Women with broadly defined bulimia had high rates of phobias, alcoholism, anxiety disorders, anorexia nervosa, and panic attacks. Their lifetime rate of major depression was also high (50 percent), but bulimia had no special association with that common disorder. All other things being equal, a woman with a history of major depression was 2.2 times more likely to have suffered from bulimia as well. The corresponding odds ratio for phobias was 2.4, for alcoholism 3.2, and for anorexia nervosa 8.2. In most studies of patients treated for both bulimia and depression, bulimia is found to precede depression, but in this group of largely untreated people the depression had usually come first.

In some families of women with bulimia, the problem may be more serious than rigidity, over protectiveness, or inadequate nurturing. Child sexual abuse, an increasingly common explanation for psychiatric symptoms in women, has naturally been proposed as a cause of eating disorders. The connection has not been confirmed, and some recent studies raise serious doubts about it. Women with bulimia do not report more sexual abuse than an anxious and depressed woman in general.

The problem of bulimia is closely related to the problem of obesity, since almost all bulimic women either are or think they are overweight. According to a widely accepted theory, each person's body weight has a biological set point that is strongly influenced by heredity and difficult to change. Studies in several countries have found that mothers and their biological daughters have a similar weight-height ratio, while the correlation between adoptive parents and adoptive children is low. According to the set point theory, metabolism during a diet shows to counteract the effect of reduced intake until it settles at a lower level consistent with the new weight. A person who continues the same diet will eventually regain weight until the set point is reached.

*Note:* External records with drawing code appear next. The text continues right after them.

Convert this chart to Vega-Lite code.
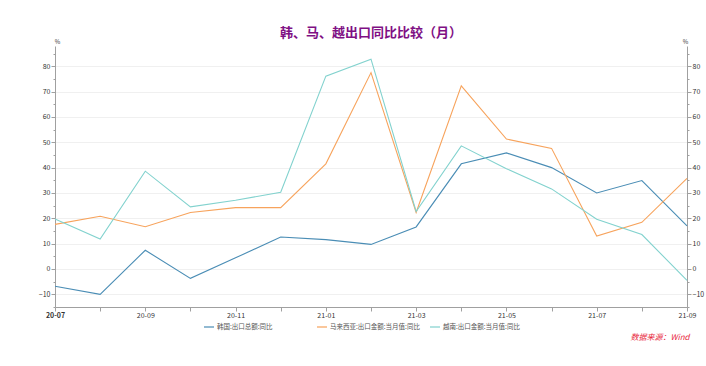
{
  "$schema": "https://vega.github.io/schema/vega-lite/v6.json",
  "width": 632,
  "height": 261,
  "autosize": {"type": "none"},
  "padding": {"left": 55, "top": 46, "right": 19, "bottom": 59},
  "background": "white",
  "title": {
    "text": "韩、马、越出口同比比较（月）",
    "color": "#7F1084",
    "fontSize": 13,
    "fontWeight": "bold",
    "font": "Noto Sans CJK SC",
    "anchor": "middle",
    "frame": "group",
    "offset": -2
  },
  "config": {
    "view": {"stroke": null},
    "font": "Noto Sans CJK SC",
    "axis": {"domainColor": "#A0A0A0", "tickColor": "#A0A0A0", "labelColor": "#333333", "labelFont": "Noto Sans CJK SC"}
  },
  "data": {
    "values": [
      {"month": "20-07", "series": "韩国:出口总额:同比", "value": -6.8},
      {"month": "20-08", "series": "韩国:出口总额:同比", "value": -10.0},
      {"month": "20-09", "series": "韩国:出口总额:同比", "value": 7.4},
      {"month": "20-10", "series": "韩国:出口总额:同比", "value": -3.7},
      {"month": "20-11", "series": "韩国:出口总额:同比", "value": 4.4},
      {"month": "20-12", "series": "韩国:出口总额:同比", "value": 12.6},
      {"month": "21-01", "series": "韩国:出口总额:同比", "value": 11.6},
      {"month": "21-02", "series": "韩国:出口总额:同比", "value": 9.7},
      {"month": "21-03", "series": "韩国:出口总额:同比", "value": 16.6},
      {"month": "21-04", "series": "韩国:出口总额:同比", "value": 41.5},
      {"month": "21-05", "series": "韩国:出口总额:同比", "value": 45.8},
      {"month": "21-06", "series": "韩国:出口总额:同比", "value": 40.0},
      {"month": "21-07", "series": "韩国:出口总额:同比", "value": 30.0},
      {"month": "21-08", "series": "韩国:出口总额:同比", "value": 34.9},
      {"month": "21-09", "series": "韩国:出口总额:同比", "value": 17.0},
      {"month": "20-07", "series": "马来西亚:出口金额:当月值:同比", "value": 17.6},
      {"month": "20-08", "series": "马来西亚:出口金额:当月值:同比", "value": 20.8},
      {"month": "20-09", "series": "马来西亚:出口金额:当月值:同比", "value": 16.7},
      {"month": "20-10", "series": "马来西亚:出口金额:当月值:同比", "value": 22.3},
      {"month": "20-11", "series": "马来西亚:出口金额:当月值:同比", "value": 24.2},
      {"month": "20-12", "series": "马来西亚:出口金额:当月值:同比", "value": 24.2},
      {"month": "21-01", "series": "马来西亚:出口金额:当月值:同比", "value": 41.5},
      {"month": "21-02", "series": "马来西亚:出口金额:当月值:同比", "value": 77.5},
      {"month": "21-03", "series": "马来西亚:出口金额:当月值:同比", "value": 22.3},
      {"month": "21-04", "series": "马来西亚:出口金额:当月值:同比", "value": 72.3},
      {"month": "21-05", "series": "马来西亚:出口金额:当月值:同比", "value": 51.3},
      {"month": "21-06", "series": "马来西亚:出口金额:当月值:同比", "value": 47.6},
      {"month": "21-07", "series": "马来西亚:出口金额:当月值:同比", "value": 13.0},
      {"month": "21-08", "series": "马来西亚:出口金额:当月值:同比", "value": 18.4},
      {"month": "21-09", "series": "马来西亚:出口金额:当月值:同比", "value": 35.8},
      {"month": "20-07", "series": "越南:出口金额:当月值:同比", "value": 19.7},
      {"month": "20-08", "series": "越南:出口金额:当月值:同比", "value": 11.8},
      {"month": "20-09", "series": "越南:出口金额:当月值:同比", "value": 38.6},
      {"month": "20-10", "series": "越南:出口金额:当月值:同比", "value": 24.5},
      {"month": "20-11", "series": "越南:出口金额:当月值:同比", "value": 27.1},
      {"month": "20-12", "series": "越南:出口金额:当月值:同比", "value": 30.3},
      {"month": "21-01", "series": "越南:出口金额:当月值:同比", "value": 76.1},
      {"month": "21-02", "series": "越南:出口金额:当月值:同比", "value": 82.8},
      {"month": "21-03", "series": "越南:出口金额:当月值:同比", "value": 22.7},
      {"month": "21-04", "series": "越南:出口金额:当月值:同比", "value": 48.6},
      {"month": "21-05", "series": "越南:出口金额:当月值:同比", "value": 39.6},
      {"month": "21-06", "series": "越南:出口金额:当月值:同比", "value": 31.6},
      {"month": "21-07", "series": "越南:出口金额:当月值:同比", "value": 19.6},
      {"month": "21-08", "series": "越南:出口金额:当月值:同比", "value": 13.6},
      {"month": "21-09", "series": "越南:出口金额:当月值:同比", "value": -4.5}
    ]
  },
  "layer": [
    {
      "mark": {"type": "line", "strokeWidth": 1.1},
      "encoding": {
        "x": {
          "field": "month",
          "type": "ordinal",
          "sort": null,
          "scale": {"type": "point", "padding": 0},
          "axis": {
            "title": "数据来源：Wind",
            "titleColor": "#E8283C",
            "titleFontStyle": "italic",
            "titleFontWeight": "normal",
            "titleFontSize": 8,
            "titleAnchor": "end",
            "titleAlign": "right",
            "titleX": 634,
            "titleY": 26,
            "labelAngle": 0,
            "labelFontSize": 7,
            "labelPadding": 0,
            "labelColor": "#333333",
            "tickSize": 4,
            "labelExpr": "toNumber(slice(datum.value, 3)) % 2 == 1 ? datum.label : ''",
            "labelFontWeight": {"condition": {"test": "datum.value == '20-07'", "value": "bold"}, "value": "normal"},
            "grid": false
          }
        },
        "y": {
          "field": "value",
          "type": "quantitative",
          "scale": {"domain": [-15, 88], "nice": false, "zero": false},
          "axis": {
            "orient": "left",
            "values": [-15, -10, -5, 0, 5, 10, 15, 20, 25, 30, 35, 40, 45, 50, 55, 60, 65, 70, 75, 80, 85],
            "labelExpr": "datum.value % 10 == 0 ? datum.label : ''",
            "labelFontSize": 7,
            "labelPadding": 1,
            "tickSize": {"condition": {"test": "datum.value % 10 == 0", "value": 4}, "value": 2},
            "grid": true,
            "gridColor": "#F0F0F0",
            "gridOpacity": {"condition": {"test": "datum.value % 10 == 0", "value": 1}, "value": 0},
            "title": "%",
            "titleAngle": 0,
            "titleFontSize": 6,
            "titleFontWeight": "normal",
            "titleColor": "#333333",
            "titleX": 2,
            "titleY": -2,
            "titleAlign": "center",
            "titleBaseline": "bottom"
          }
        },
        "color": {
          "field": "series",
          "type": "nominal",
          "scale": {
            "domain": ["韩国:出口总额:同比", "马来西亚:出口金额:当月值:同比", "越南:出口金额:当月值:同比"],
            "range": ["#4A8DB5", "#F7A35C", "#82D2CE"]
          },
          "legend": {
            "title": null,
            "orient": "none",
            "direction": "horizontal",
            "legendX": 148,
            "legendY": 275,
            "symbolType": "stroke",
            "symbolSize": 100,
            "symbolStrokeWidth": 2,
            "symbolOpacity": 0.6,
            "labelFontSize": 6.5,
            "labelColor": "#555555",
            "columnPadding": 6,
            "gridAlign": "all",
            "labelOffset": 2
          }
        }
      }
    },
    {
      "mark": {"type": "line", "opacity": 0},
      "encoding": {
        "x": {
          "field": "month",
          "type": "ordinal",
          "sort": null,
          "scale": {"type": "point", "padding": 0},
          "axis": {
            "title": "数据来源：Wind",
            "titleColor": "#E8283C",
            "titleFontStyle": "italic",
            "titleFontWeight": "normal",
            "titleFontSize": 8,
            "titleAnchor": "end",
            "titleAlign": "right",
            "titleX": 634,
            "titleY": 26,
            "labelAngle": 0,
            "labelFontSize": 7,
            "labelPadding": 0,
            "labelColor": "#333333",
            "tickSize": 4,
            "labelExpr": "toNumber(slice(datum.value, 3)) % 2 == 1 ? datum.label : ''",
            "labelFontWeight": {"condition": {"test": "datum.value == '20-07'", "value": "bold"}, "value": "normal"},
            "grid": false
          }
        },
        "y": {
          "field": "value",
          "type": "quantitative",
          "scale": {"domain": [-15, 88], "nice": false, "zero": false},
          "axis": {
            "orient": "right",
            "values": [-15, -10, -5, 0, 5, 10, 15, 20, 25, 30, 35, 40, 45, 50, 55, 60, 65, 70, 75, 80, 85],
            "labelExpr": "datum.value % 10 == 0 ? datum.label : ''",
            "labelFontSize": 7,
            "labelPadding": 1,
            "tickSize": {"condition": {"test": "datum.value % 10 == 0", "value": 4}, "value": 2},
            "grid": false,
            "title": "%",
            "titleAngle": 0,
            "titleFontSize": 6,
            "titleFontWeight": "normal",
            "titleColor": "#333333",
            "titleX": -2,
            "titleY": -2,
            "titleAlign": "center",
            "titleBaseline": "bottom"
          }
        },
        "detail": {"field": "series"}
      }
    }
  ],
  "resolve": {"axis": {"y": "independent"}}
}
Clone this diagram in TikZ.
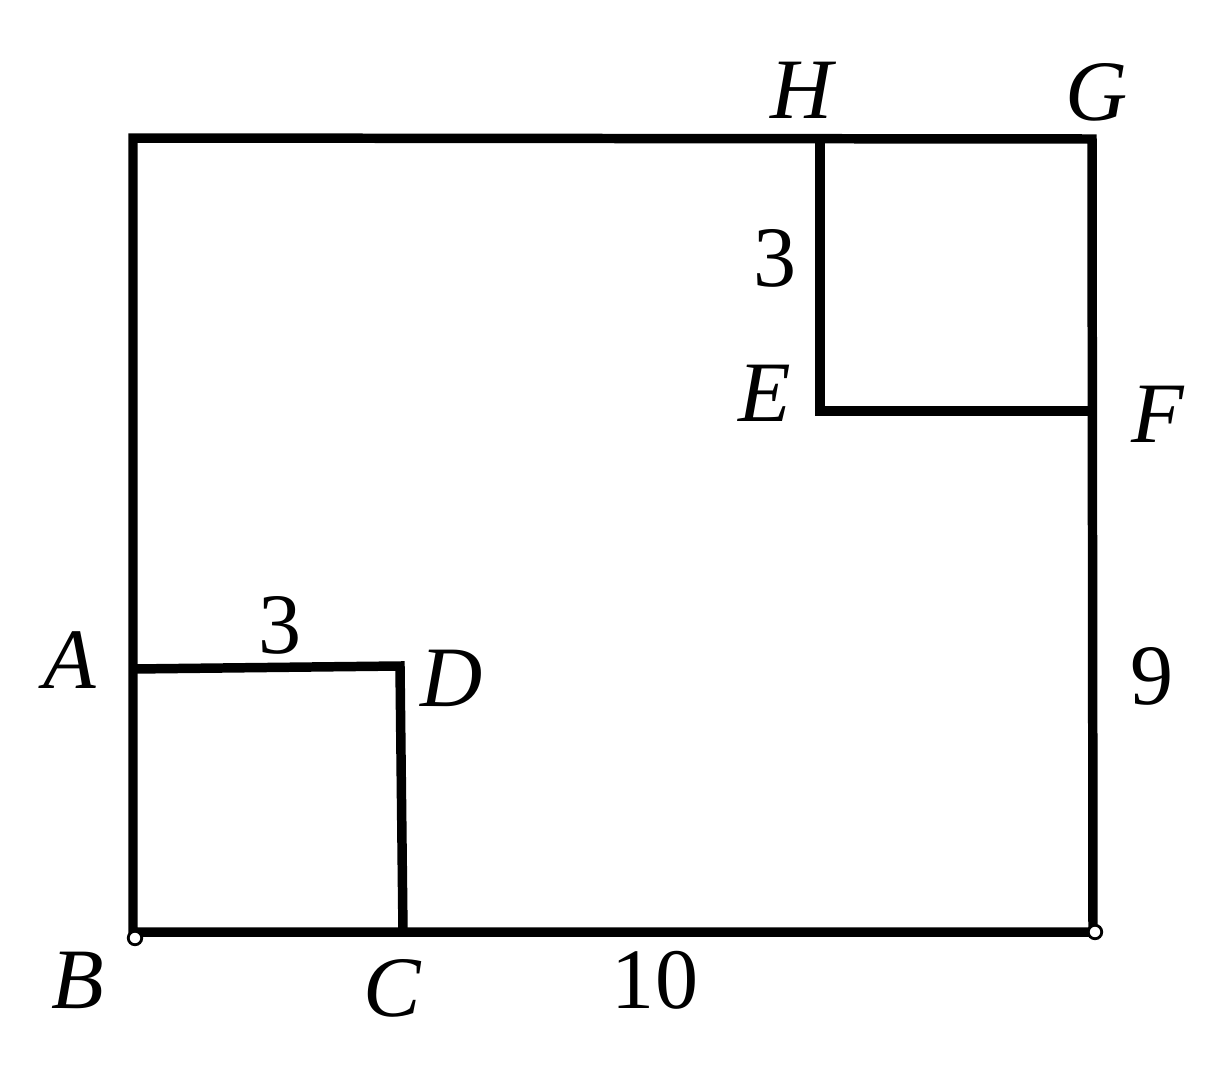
\documentclass[tikz,border=0pt]{standalone}
\usepackage{fontspec}
\setmainfont{Liberation Serif}
\usetikzlibrary{positioning}
\tikzstyle{edge} = [line width=5.4pt, line join=miter]
\tikzstyle{letter} = [font=\fontsize{49}{49}\selectfont\itshape, inner sep=0pt]
\tikzstyle{number} = [font=\fontsize{49}{49}\selectfont, inner sep=0pt]
\tikzstyle{dot} = [circle, draw, fill=white, line width=1.6pt, inner sep=0pt, minimum size=0.27cm]

\begin{document}
\begin{tikzpicture}[x=0.02cm, y=-0.02cm]
				\useasboundingbox (0,0) rectangle (1232,1079);
				\coordinate (B) at (133,932);
				\coordinate (C) at (403,932);
				\coordinate (R) at (1093,932);
				\coordinate (G) at (1092,139);
				\coordinate (T) at (133,138);
				\coordinate (A) at (133,669);
				\coordinate (D) at (400,666);
				\coordinate (H) at (820,139);
				\coordinate (E) at (820,411);
				\coordinate (F) at (1092,411);
				
				\draw [edge] (A) -- (T) -- (G) -- (R) -- (B) -- cycle;
				\draw [edge] (A) -- (D) -- (C);
				\draw [edge] (H) -- (E) -- (F);
				
				\node (dotB)[dot] at (135,938){};
				\node (dotR)[dot] at (1095,932){};
				
				\node (labA)[letter] at (70,660){A};
				\node (labB)[letter] at (78,980){B};
				\node (labC)[letter] at (392,988){C};
				\node (labD)[letter] at (452,678){D};
				\node (labE)[letter] at (765,393){E};
				\node (labF)[letter] at (1158,414){F};
				\node (labG)[letter] at (1097,92){G};
				\node (labH)[letter] at (802,90){H};
				\node (numAD)[number] at (280,625){3};
				\node (numHE)[number] at (775,258){3};
				\node (numBR)[number] at (655,980){10};
				\node (numGR)[number] at (1152,676){9};
			\end{tikzpicture}
\end{document}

Many individuals with bulimia do not seek help until they reach their thirties or forties when their eating behavior is deeply ingrained and more difficult to change. Bulimia is often treated more successfully than anorexia, partly because bulimic patients usually want to be treated. Most antidepressant drugs relieve the symptoms, usually more quickly than they relieve depression. Selective serotonin reuptake inhibitors (SSRIs) are probably most useful, because they have relatively few side effects and tend to cause weight loss rather than weight gain. In 1997, fluoxetine became the first drug specifically approved by the Food and Drug Administration (FDA) as a treatment for bulimia.